**The request**
Skipping all pictures, set down the lines of the listing from the first through the one with "99.0, 99.1, 99.2]".
— start —
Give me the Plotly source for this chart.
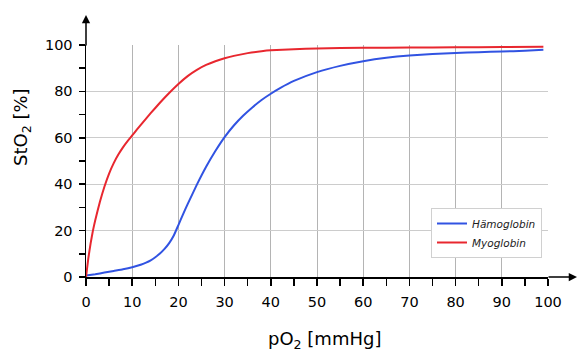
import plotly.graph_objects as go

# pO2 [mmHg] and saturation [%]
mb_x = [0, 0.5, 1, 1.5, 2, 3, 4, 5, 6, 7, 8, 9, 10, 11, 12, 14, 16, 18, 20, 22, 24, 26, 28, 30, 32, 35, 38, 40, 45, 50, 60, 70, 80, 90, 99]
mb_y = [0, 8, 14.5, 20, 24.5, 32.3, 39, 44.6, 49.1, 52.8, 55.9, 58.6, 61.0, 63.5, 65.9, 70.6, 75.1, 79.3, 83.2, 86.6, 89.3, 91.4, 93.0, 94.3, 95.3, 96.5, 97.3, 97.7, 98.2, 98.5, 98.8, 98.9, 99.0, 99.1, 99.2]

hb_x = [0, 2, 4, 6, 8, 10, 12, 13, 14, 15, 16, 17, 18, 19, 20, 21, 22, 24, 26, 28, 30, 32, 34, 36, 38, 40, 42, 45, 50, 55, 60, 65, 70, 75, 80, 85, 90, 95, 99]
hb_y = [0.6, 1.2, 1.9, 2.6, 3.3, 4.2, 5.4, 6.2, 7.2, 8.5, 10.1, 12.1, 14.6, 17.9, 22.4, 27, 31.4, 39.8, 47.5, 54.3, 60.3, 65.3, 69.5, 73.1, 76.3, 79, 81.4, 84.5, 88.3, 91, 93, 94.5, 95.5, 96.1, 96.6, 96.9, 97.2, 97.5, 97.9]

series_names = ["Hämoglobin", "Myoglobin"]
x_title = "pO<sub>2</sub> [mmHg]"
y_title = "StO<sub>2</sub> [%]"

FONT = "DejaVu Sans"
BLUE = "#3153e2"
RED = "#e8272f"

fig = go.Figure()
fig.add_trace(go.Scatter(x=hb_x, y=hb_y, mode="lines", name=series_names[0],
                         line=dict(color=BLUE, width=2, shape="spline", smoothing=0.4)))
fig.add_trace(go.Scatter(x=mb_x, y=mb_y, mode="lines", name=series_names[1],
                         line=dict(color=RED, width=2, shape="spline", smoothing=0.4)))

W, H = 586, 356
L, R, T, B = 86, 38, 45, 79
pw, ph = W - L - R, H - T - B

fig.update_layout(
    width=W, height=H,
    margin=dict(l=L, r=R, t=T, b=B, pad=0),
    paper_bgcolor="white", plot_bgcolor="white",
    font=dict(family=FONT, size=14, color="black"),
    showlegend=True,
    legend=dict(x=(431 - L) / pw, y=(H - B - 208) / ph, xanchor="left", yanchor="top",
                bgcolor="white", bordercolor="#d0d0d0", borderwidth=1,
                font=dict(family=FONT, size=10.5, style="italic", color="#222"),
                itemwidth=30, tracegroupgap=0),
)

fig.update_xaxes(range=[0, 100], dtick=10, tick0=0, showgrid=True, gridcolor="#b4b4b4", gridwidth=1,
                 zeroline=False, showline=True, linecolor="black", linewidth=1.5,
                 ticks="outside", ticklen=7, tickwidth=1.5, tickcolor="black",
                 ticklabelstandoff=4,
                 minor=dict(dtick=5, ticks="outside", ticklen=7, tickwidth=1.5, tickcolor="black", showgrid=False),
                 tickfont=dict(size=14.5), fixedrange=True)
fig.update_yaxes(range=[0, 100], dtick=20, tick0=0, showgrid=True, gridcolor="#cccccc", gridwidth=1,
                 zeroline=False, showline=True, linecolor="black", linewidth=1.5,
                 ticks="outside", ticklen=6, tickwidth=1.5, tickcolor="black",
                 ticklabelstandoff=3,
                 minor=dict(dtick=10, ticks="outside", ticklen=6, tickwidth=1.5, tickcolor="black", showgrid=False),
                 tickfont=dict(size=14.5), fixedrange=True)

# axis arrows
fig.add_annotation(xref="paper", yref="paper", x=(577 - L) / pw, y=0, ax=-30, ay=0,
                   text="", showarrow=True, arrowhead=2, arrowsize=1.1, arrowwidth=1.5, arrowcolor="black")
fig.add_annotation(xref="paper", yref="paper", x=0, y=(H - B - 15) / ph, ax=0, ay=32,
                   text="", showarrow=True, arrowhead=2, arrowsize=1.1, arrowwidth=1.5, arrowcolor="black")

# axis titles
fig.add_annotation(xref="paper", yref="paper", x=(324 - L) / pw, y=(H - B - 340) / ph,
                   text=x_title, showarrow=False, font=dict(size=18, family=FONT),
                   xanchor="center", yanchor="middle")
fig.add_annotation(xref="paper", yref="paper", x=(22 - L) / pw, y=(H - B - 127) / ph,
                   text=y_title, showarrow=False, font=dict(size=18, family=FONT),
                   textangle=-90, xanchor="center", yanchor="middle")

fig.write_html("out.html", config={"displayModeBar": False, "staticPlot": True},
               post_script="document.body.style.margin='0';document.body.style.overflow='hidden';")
— end —
**Answer in full**
Give me the Plotly source for this chart.
import plotly.graph_objects as go

# pO2 [mmHg] and saturation [%]
mb_x = [0, 0.5, 1, 1.5, 2, 3, 4, 5, 6, 7, 8, 9, 10, 11, 12, 14, 16, 18, 20, 22, 24, 26, 28, 30, 32, 35, 38, 40, 45, 50, 60, 70, 80, 90, 99]
mb_y = [0, 8, 14.5, 20, 24.5, 32.3, 39, 44.6, 49.1, 52.8, 55.9, 58.6, 61.0, 63.5, 65.9, 70.6, 75.1, 79.3, 83.2, 86.6, 89.3, 91.4, 93.0, 94.3, 95.3, 96.5, 97.3, 97.7, 98.2, 98.5, 98.8, 98.9, 99.0, 99.1, 99.2]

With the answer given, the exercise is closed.